Letter 22—To Eustochium on the Care of virginity
By Eusebius Sophronius Hieronymus (Jerome)
XXIX
You should not wish to be seen too eloquent or to trifle with festive meters in lyric songs. Nor should you—a delicate woman—follow the degenerate drivel of the matrons, who now with clenched teeth, now with loose lips temper stammering voices in imperfect words, thinking everything rustic which is natural. So pleasing to them is even the adultery of the tongue. “For what is the commonality between light and darkness, what is the agreement between Christ and Belial?” What fellowship does Horace make with the Psalms, Vergil with the Gospels, and Cicero with the Apostle? Is not a brother tempted if he shall have seen you reclining in a pagan temple? Although “everything is clean to the clean and nothing can be rejected which has been secured through the act of thanks,” still likewise we ought not to drink the chalice of Christ and the chalice of demons. I shall tell you an account of my misfortune.
XXX
When many years ago I had taken myself from home, from my parents, from my sister, and from my kin and, what is more difficult than this, from the custom of more elegant food, on account of the kingdom of heaven and I went to Jerusalem to become a monk, I was not able to be without the library which I had amassed for myself at Rome through the greatest study and labor. Therefore, I wretchedly used to fast about to read Tully; after numerous night watches, after tears which recollections of past sins elicited in me from my inmost parts, Plautus was taken up in my hands. If ever, turned back to myself, I had begun to read the prophet, the uncultivated speech horrified, and because I did not see light with blind eyes, I did not think that it was the fault of the eyes but of the sun. While thus the ancient serpent mocked me, almost in the midst of Lent a fever filled the innermost parts of me, it invaded the exhausted body and without any respite—this may be incredible to say—so it consumed the unfortunate member so that I barely clung to my bones.

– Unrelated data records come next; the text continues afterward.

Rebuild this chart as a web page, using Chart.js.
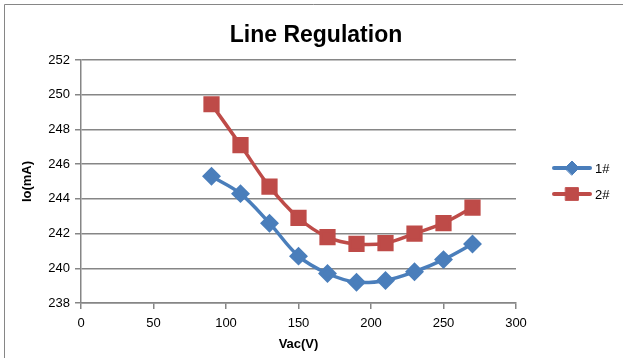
<!DOCTYPE html>
<html>
<head>
<meta charset="utf-8">
<script src="https://cdn.jsdelivr.net/npm/chart.js@4"></script>
<style>
  html, body { margin: 0; padding: 0; background: #fff; }
  #wrap { width: 623px; height: 358px; position: relative; }
</style>
</head>
<body>
<div id="wrap"><canvas id="chart" width="623" height="358"></canvas></div>
<script>
// ====== Data ======
const vac = [90, 110, 130, 150, 170, 190, 210, 230, 250, 270];
const io1 = [245.3, 244.3, 242.6, 240.7, 239.7, 239.2, 239.3, 239.8, 240.5, 241.4];
const io2 = [249.45, 247.1, 244.7, 242.9, 241.8, 241.4, 241.45, 242.0, 242.6, 243.5];
const seriesNames = ["1#", "2#"];
const xTicks = [0, 50, 100, 150, 200, 250, 300];
const yTicks = [238, 240, 242, 244, 246, 248, 250, 252];
const chartTitle = "Line Regulation";

const GRID = "#868686";
const BLUE = "#4A7EBB";
const RED = "#BE4B48";
const FONT = "'Liberation Sans', 'DejaVu Sans', sans-serif";

// ====== Plugins ======
// outer frame (only top + left edges show in the picture) and the title
const frame = {
  id: "frame",
  beforeDraw(c) {
    const g = c.ctx;
    g.save();
    g.strokeStyle = GRID;
    g.lineWidth = 1;
    g.beginPath();
    g.moveTo(4.5, 358);
    g.lineTo(4.5, 4.5);
    g.lineTo(623, 4.5);
    g.stroke();
    g.fillStyle = "#000";
    g.font = "bold 23px " + FONT;
    g.textAlign = "center";
    g.textBaseline = "middle";
    g.fillText(chartTitle, 316, 36);
    g.restore();
  }
};

const excelLegend = {
  id: "excelLegend",
  afterDraw(c) {
    const g = c.ctx;
    const rows = [168, 194];
    c.data.datasets.forEach((ds, i) => {
      const y = rows[i];
      g.save();
      g.strokeStyle = ds.borderColor;
      g.lineWidth = 4;
      g.lineCap = "round";
      g.beginPath();
      g.moveTo(554, y);
      g.lineTo(590, y);
      g.stroke();
      g.fillStyle = ds.backgroundColor;
      g.strokeStyle = ds.borderColor;
      g.lineWidth = 1;
      Chart.helpers.drawPoint(g, { pointStyle: ds.pointStyle, radius: ds.pointRadius, borderWidth: 1 }, 572, y);
      g.fillStyle = "#000";
      g.font = "13px " + FONT;
      g.textBaseline = "middle";
      g.fillText(ds.label, 595, y + 1);
      g.restore();
    });
  }
};

// ====== Chart ======
const ctx = document.getElementById("chart").getContext("2d");
const chart = new Chart(ctx, {
  type: "line",
  data: {
    datasets: [
      {
        label: seriesNames[0],
        data: vac.map((v, i) => ({ x: v, y: io1[i] })),
        borderColor: BLUE,
        backgroundColor: BLUE,
        borderWidth: 3.5,
        pointStyle: "rectRot",
        pointRadius: 7,
        pointHoverRadius: 7,
        tension: 0.35
      },
      {
        label: seriesNames[1],
        data: vac.map((v, i) => ({ x: v, y: io2[i] })),
        borderColor: RED,
        backgroundColor: RED,
        borderWidth: 3.5,
        pointStyle: "rect",
        pointRadius: 9,
        pointHoverRadius: 9,
        tension: 0.35
      }
    ]
  },
  options: {
    responsive: false,
    animation: false,
    layout: { padding: { left: 0, right: 107, top: 60, bottom: 0 } },
    plugins: {
      legend: { display: false },
      tooltip: { enabled: false },
      title: { display: false }
    },
    scales: {
      x: {
        type: "linear",
        min: 0,
        max: 300,
        afterBuildTicks: s => { s.ticks = xTicks.map(v => ({ value: v })); },
        afterFit: s => { s.height = 55; },
        ticks: { color: "#000", font: { family: FONT, size: 13 }, padding: 7, maxRotation: 0 },
        grid: { drawOnChartArea: false, drawTicks: true, tickLength: 6, color: GRID, lineWidth: 1.5 },
        border: { color: GRID, width: 1.5 },
        title: {
          display: true,
          text: "Vac(V)",
          color: "#000",
          font: { family: FONT, size: 13, weight: "bold" },
          padding: { top: 0, bottom: 6 }
        }
      },
      y: {
        type: "linear",
        min: 238,
        max: 252,
        afterBuildTicks: s => { s.ticks = yTicks.map(v => ({ value: v })); },
        afterFit: s => { s.width = 81; },
        ticks: { color: "#000", font: { family: FONT, size: 13 }, padding: 5 },
        grid: { drawTicks: true, tickLength: 6, color: GRID, lineWidth: 1.5 },
        border: { color: GRID, width: 1.5 },
        title: {
          display: true,
          text: "Io(mA)",
          color: "#000",
          font: { family: FONT, size: 13, weight: "bold" },
          padding: { top: 20, bottom: 0 }
        }
      }
    }
  },
  plugins: [frame, excelLegend]
});
</script>
</body>
</html>
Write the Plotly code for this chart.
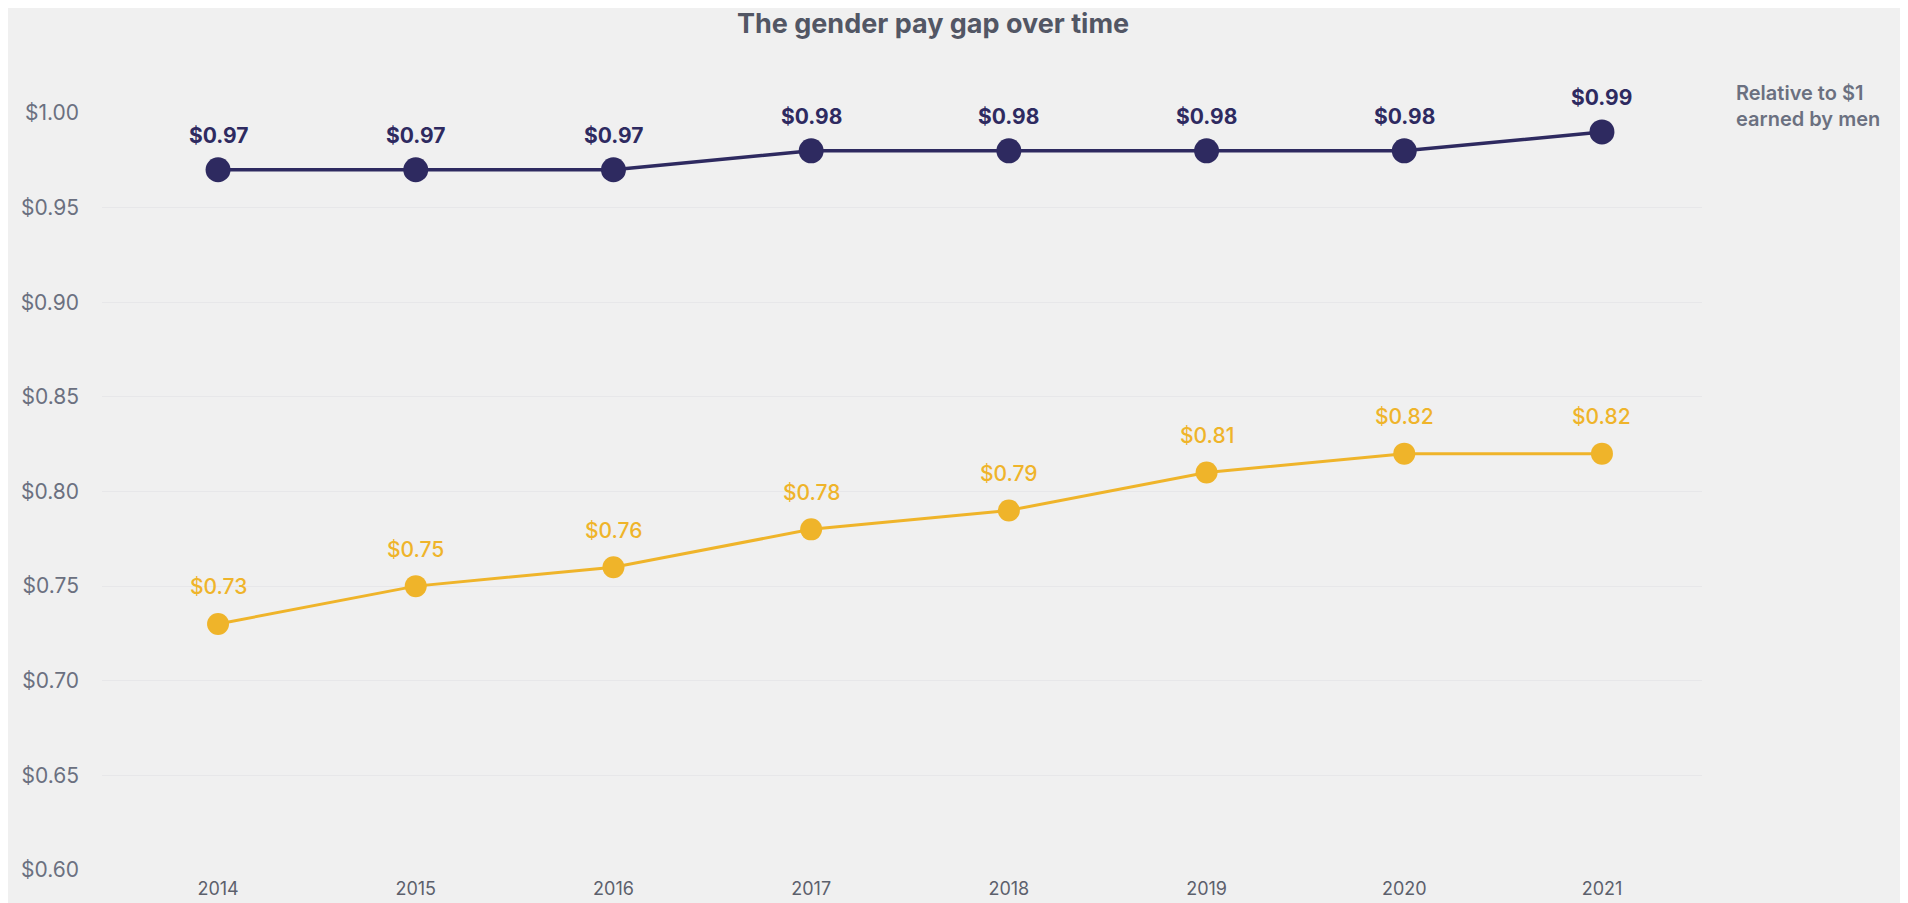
import plotly.graph_objects as go

years = [2014, 2015, 2016, 2017, 2018, 2019, 2020, 2021]
men_relative = [0.97, 0.97, 0.97, 0.98, 0.98, 0.98, 0.98, 0.99]
women_relative = [0.73, 0.75, 0.76, 0.78, 0.79, 0.81, 0.82, 0.82]
y_ticks = [0.60, 0.65, 0.70, 0.75, 0.80, 0.85, 0.90, 0.95, 1.00]
y_tick_labels = ["$0.60", "$0.65", "$0.70", "$0.75", "$0.80", "$0.85", "$0.90", "$0.95", "$1.00"]
title_text = "The gender pay gap over time"
side_note = "Relative to $1<br>earned by men"

NAVY = "#2e2a60"
GOLD = "#efb42a"
GRAY = "#6b7080"
FONT = "Inter"

fig = go.Figure()
fig.add_trace(go.Scatter(
    x=years, y=men_relative, mode="lines+markers",
    line=dict(color=NAVY, width=3.5),
    marker=dict(color=NAVY, size=25),
    hoverinfo="skip", showlegend=False,
))
fig.add_trace(go.Scatter(
    x=years, y=women_relative, mode="lines+markers",
    line=dict(color=GOLD, width=3),
    marker=dict(color=GOLD, size=22),
    hoverinfo="skip", showlegend=False,
))

for x, v in zip(years, men_relative):
    fig.add_annotation(x=x, y=v, xref="x", yref="y", text=f"${v:.2f}",
                       showarrow=False, yshift=34,
                       font=dict(family=FONT, size=21, color=NAVY, weight=700))
for x, v in zip(years, women_relative):
    fig.add_annotation(x=x, y=v, xref="x", yref="y", text=f"${v:.2f}",
                       showarrow=False, yshift=37,
                       font=dict(family=FONT, size=21, color=GOLD, weight=500))

fig.add_annotation(x=1.020, y=1.0092, xref="paper", yref="paper", text=side_note,
                   showarrow=False, xanchor="left", yanchor="middle", align="left",
                   font=dict(family=FONT, size=20, color=GRAY, weight=600))

fig.update_layout(
    width=1908, height=903,
    margin=dict(l=94, r=214, t=105, b=39),
    paper_bgcolor="#f0f0f0", plot_bgcolor="#f0f0f0",
    title=dict(text=title_text, x=925/1908, xanchor="center", y=1-16/903, yanchor="middle",
               font=dict(family=FONT, size=27, color="#525664", weight=700)),
    font=dict(family=FONT, color=GRAY),
)
fig.update_xaxes(range=[2013.413, 2021.506], tickvals=years, ticktext=[str(y) for y in years],
                 showgrid=False, zeroline=False, showline=False,
                 tickfont=dict(family=FONT, size=18, color="#5c606c"), ticklabelstandoff=6)
fig.update_yaxes(range=[0.60, 1.00], tickvals=y_ticks, ticktext=y_tick_labels,
                 showgrid=True, gridcolor="#e7e7e9", gridwidth=1, zeroline=False, showline=False,
                 tickfont=dict(family=FONT, size=21, color=GRAY), ticklabelstandoff=22)

fig.write_html("out.html")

Meanwhile the obsequies were prepared and the vital heat of the soul beat in a body cooling everywhere in a glowing little breast, when suddenly taken I was dragged in the spirit to the tribunal of a judge, where there was so much light and so much brightness of light in the bystanders that thrown down into the ground, I dared not look upward. Asked my rank, I answered that I was a Christian: he who sat in judgment said, “You lie, you are a Ciceronian, not a Christian; ‘where your treasure is, there also is your heart.’” Immediately, I became silent and between blows—for he had ordered me struck—I was tormented more by the fires of conscience, reflecting on that verse: “In hell, however, who shall confess you?” Still, I began to shout and to say with a cry of pain, “Have mercy on me, O Lord, have mercy on me.” This cry was resounding between the scourges. Finally, prostrated on the knees to the president, those who stood attendance had begged that he bestow a pardon of youth, that he might provide a place of penitence for the error, to exact torment then, if I should read the books of pagan letters ever again. I, who wished to promise greater things, forced by such a dreadful moment, began to swear and imploring his name to say, “Lord, if ever I shall have secular books, if I shall read them, I have denied you.”